SY Because of the way our projects go – if it involves risk or underwriting support, they will be exposed to the risk team a lot. If we are helping with a prospecting targeting project, then they get exposure to the originators and sales staff. We also arrange lunches and sometimes dinners to get them exposed to other program people, like the Financial Management Program (FMP) or Risk Management Program (RMP).
CG Yamanaka-san is a former program person at GE – one of the fast-track management programs. And she supports the other programs as well by having contacts with these people across the company. So we are very happy that one of the Temple students was selected to join the FMP program, which is an elite program at GE. Most of the GE senior management comes from this program.
SY Including our CEO at GE Capital.
CG Yes, and it is equivalent, internally at GE, to an MBA. So, while you're at GE, completing this program means an MBA. Even externally, the program is very well known, so it is a huge plus on their resume to have this FMP. One of your alumni has successfully been accepted into this program in Europe, thanks to Yamanaka-san's support. It just shows how much she cares and supports the process.

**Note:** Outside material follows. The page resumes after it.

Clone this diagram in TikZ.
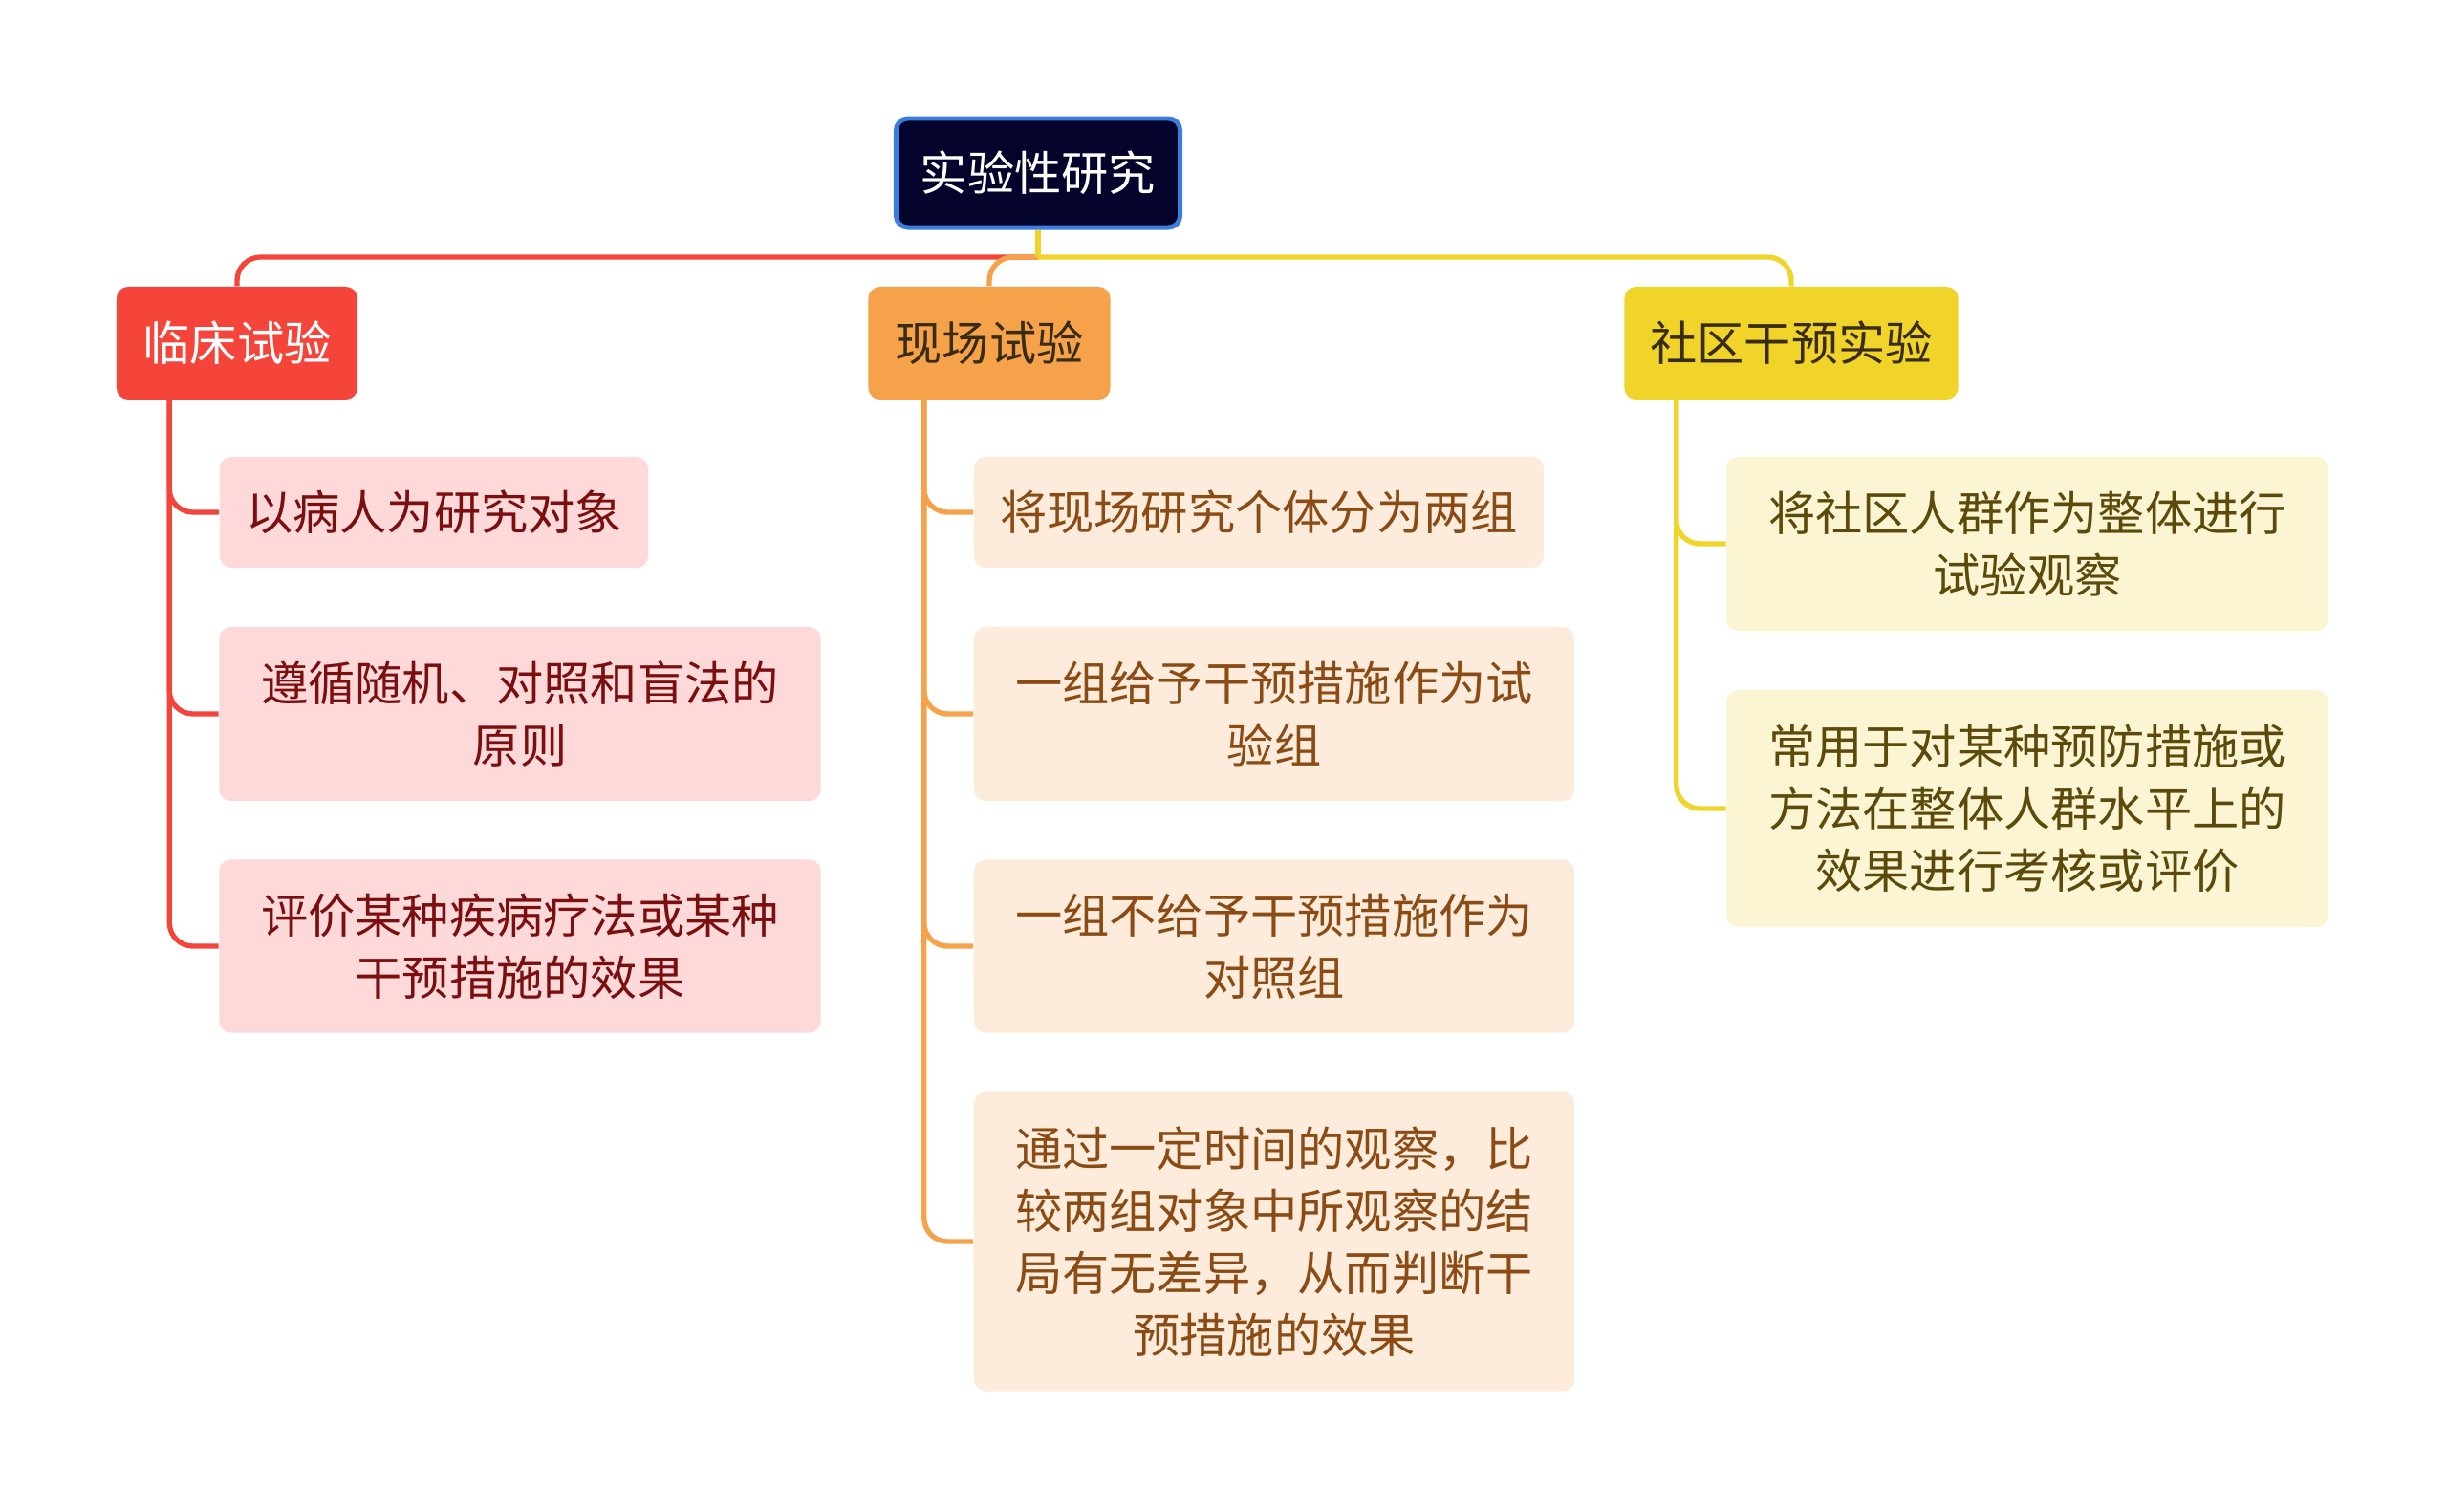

I hope that Temple is benefiting from the fact that there is a campus here. You're in a great part of Tokyo. There is a lot of potential. So I think that they should do more with it. We hope to see more interest. Japan, unfortunately, is not sending as many students to the US these days. Hopefully, we can fill that gap by getting more Americans to come over here. And I hope if they realize they have a good chance at an internship, here at GE Capital Japan, that it would increase the American students' motivations to come here. So, please get the message out. We will support the best we can to give practical, beneficial experiences to your students, whether they come from the U.S. or the Tokyo campus.